Baseball was another sport taken up early in the Trenton area and the city played an important role in the development of the Negro Leagues. The first account of a local baseball team in action involved a game held on common land alongside the Delaware and Raritan Canal on July 4, 1867 between the Trenton Atlantics and the Athletics of Philadelphia, which the home team lost resoundingly. One of the most prominent early baseball teams in Trenton was the Cuban Giants, composed predominantly of African-American players, who were moved to the city from Long Island in 1886 by Walter Cook, a wealthy local resident. The Cuban Giants achieved national recognition competing with both professional and college teams, including Princeton and Yale.
Other Trenton baseball teams included the Trenton Browns, founded by William E. Simpson in 1886, the Polka Dot Baseball Club formed in 1881, the Trenton Senators (1936-41), the Trenton Packers (1942-44), the Trenton Spartans (1945) and the Trenton Giants (1946-50).

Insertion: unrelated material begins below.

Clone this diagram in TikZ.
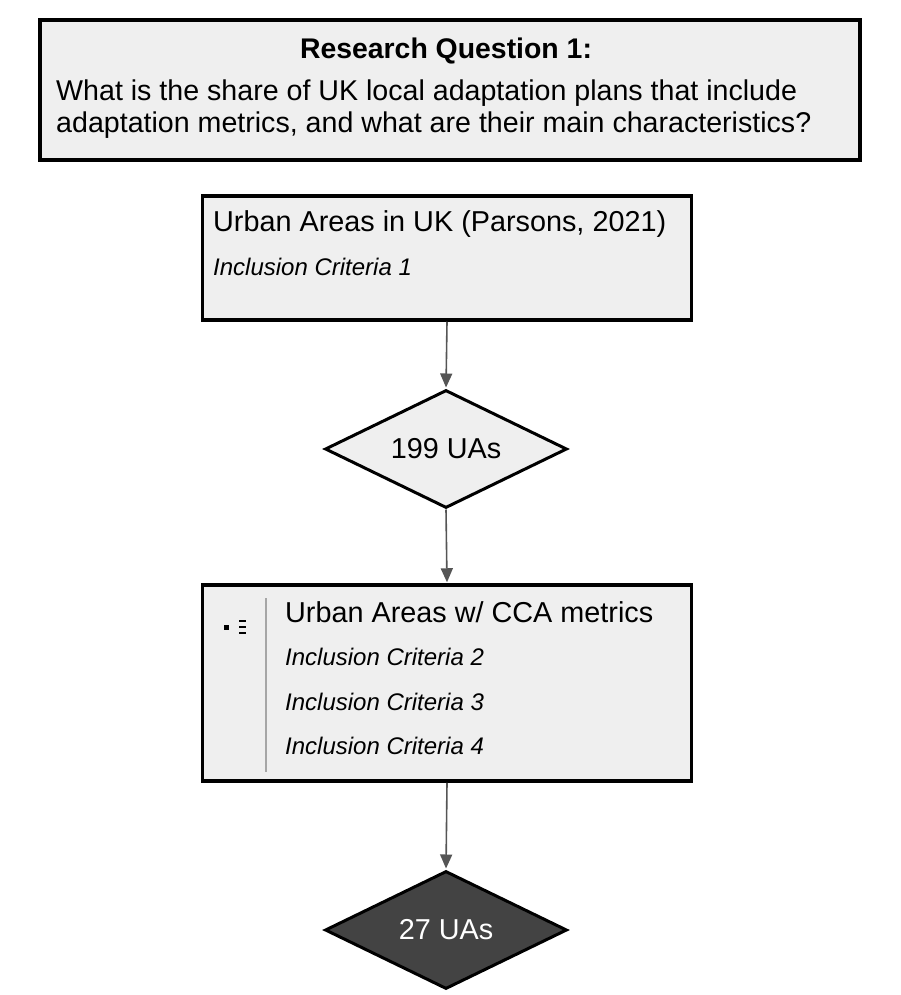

Willie Mays was an outfielder for the Trenton Giants before he became a renowned major leaguer. In 1994, after many yr=ears without a professional baseball team, a minor league baseball stadium was constructed at Waterfront Park as the home of the Trenton Thunder. In 1999, a minor league ice hockey team, the Trenton Titans, was also established in the city, making its home at a newly built arena on South Broad Street. With these two teams, Trenton's professional sports heritage continues into the 21st century.